* DIRECTION: Using the material below, print a verbatim copy of every line from the one containing "Output the component" through the one containing "import * as", inclusive, and omit the pictures.

* SUPPLIED RECORDS:
↓
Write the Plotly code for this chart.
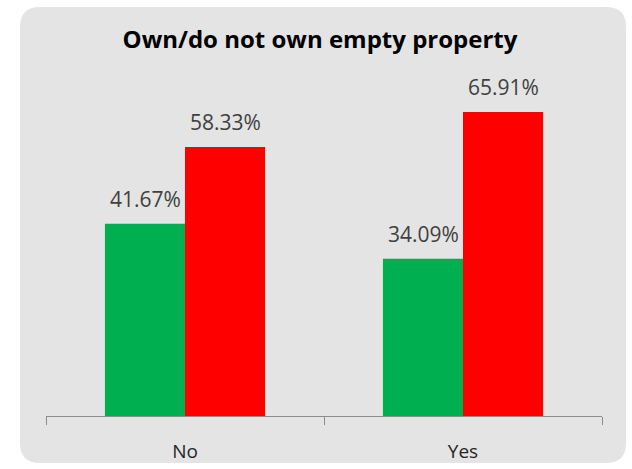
↑
↓
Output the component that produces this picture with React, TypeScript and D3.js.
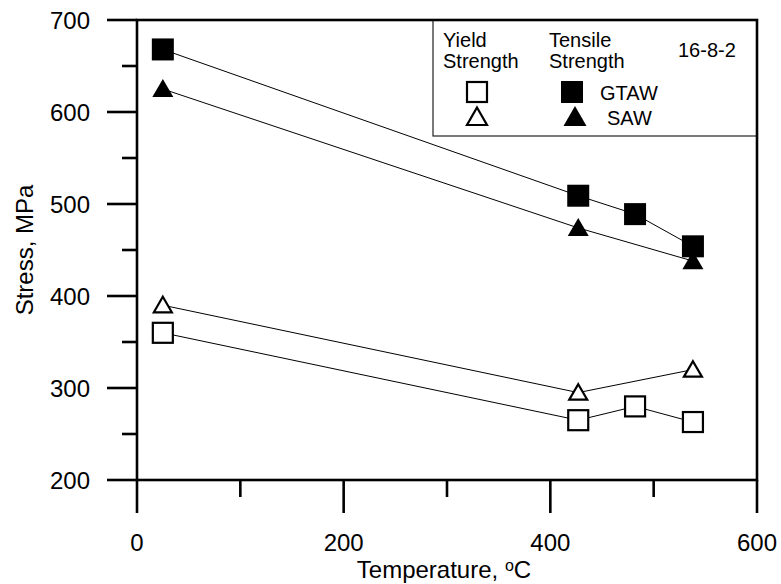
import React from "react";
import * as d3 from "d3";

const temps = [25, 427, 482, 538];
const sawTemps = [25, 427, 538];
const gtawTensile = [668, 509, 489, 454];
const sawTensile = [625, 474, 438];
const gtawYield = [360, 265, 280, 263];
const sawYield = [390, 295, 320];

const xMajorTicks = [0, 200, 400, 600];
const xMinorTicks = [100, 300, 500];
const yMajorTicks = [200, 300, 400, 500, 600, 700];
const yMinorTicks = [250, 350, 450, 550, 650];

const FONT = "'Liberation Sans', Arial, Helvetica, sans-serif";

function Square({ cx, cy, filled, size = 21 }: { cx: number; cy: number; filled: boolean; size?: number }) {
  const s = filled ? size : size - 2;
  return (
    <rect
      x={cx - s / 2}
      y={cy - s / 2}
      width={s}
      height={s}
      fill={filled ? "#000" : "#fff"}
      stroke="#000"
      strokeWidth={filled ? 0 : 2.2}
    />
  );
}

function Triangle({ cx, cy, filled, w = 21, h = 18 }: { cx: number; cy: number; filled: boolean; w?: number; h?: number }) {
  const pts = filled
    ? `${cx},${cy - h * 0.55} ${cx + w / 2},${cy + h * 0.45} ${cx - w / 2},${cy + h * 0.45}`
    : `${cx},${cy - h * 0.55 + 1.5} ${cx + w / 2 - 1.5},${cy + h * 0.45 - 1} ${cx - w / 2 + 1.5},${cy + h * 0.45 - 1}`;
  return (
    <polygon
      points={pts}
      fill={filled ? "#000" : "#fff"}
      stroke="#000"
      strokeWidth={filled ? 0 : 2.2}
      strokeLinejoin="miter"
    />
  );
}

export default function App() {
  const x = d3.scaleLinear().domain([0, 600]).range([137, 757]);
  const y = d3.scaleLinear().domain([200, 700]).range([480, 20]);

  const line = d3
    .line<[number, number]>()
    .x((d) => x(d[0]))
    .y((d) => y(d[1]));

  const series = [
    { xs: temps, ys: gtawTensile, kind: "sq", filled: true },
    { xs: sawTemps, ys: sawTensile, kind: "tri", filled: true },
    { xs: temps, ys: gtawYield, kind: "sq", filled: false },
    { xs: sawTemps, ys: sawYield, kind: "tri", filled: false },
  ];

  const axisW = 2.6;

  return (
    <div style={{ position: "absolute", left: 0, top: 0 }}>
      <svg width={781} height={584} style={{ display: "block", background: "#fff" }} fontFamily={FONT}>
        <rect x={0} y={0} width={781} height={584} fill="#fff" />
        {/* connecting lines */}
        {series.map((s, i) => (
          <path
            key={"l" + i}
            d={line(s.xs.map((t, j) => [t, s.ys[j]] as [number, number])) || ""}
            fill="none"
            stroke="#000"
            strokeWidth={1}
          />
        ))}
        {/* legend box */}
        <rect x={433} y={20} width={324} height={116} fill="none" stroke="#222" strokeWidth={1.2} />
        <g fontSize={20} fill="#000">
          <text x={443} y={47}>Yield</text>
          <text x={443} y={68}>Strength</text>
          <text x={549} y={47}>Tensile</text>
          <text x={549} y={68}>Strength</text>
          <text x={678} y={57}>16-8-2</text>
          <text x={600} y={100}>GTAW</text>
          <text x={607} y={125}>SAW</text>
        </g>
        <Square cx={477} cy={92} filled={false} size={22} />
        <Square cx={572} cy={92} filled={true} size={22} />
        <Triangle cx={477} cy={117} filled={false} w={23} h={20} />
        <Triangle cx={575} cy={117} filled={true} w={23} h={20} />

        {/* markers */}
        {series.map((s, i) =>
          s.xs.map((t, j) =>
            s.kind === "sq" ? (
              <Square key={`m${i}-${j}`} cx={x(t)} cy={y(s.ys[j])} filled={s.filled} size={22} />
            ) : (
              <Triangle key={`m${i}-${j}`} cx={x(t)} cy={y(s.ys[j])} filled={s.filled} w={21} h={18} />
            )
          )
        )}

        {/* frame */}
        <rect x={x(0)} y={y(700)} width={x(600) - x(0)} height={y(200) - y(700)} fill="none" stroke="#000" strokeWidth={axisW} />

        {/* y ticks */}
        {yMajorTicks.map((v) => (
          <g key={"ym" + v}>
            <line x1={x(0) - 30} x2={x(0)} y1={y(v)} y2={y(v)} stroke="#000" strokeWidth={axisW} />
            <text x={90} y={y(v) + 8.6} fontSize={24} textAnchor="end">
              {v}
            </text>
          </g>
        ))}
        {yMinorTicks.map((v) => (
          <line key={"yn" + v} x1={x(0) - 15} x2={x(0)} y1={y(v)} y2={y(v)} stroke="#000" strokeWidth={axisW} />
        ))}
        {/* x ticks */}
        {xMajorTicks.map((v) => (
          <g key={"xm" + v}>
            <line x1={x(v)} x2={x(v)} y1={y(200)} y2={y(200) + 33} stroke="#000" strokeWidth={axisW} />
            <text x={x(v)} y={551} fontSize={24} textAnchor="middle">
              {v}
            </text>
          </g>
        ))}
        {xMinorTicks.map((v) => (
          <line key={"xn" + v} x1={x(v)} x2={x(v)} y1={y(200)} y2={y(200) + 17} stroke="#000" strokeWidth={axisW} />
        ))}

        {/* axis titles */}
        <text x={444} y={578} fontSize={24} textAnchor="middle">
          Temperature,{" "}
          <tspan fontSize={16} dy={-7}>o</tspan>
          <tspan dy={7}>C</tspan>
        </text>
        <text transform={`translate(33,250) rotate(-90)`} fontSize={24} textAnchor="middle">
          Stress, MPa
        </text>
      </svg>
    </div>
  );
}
↑
* EXERCISE OUTPUT:
Output the component that produces this picture with React, TypeScript and D3.js.
import React from "react";
import * as d3 from "d3";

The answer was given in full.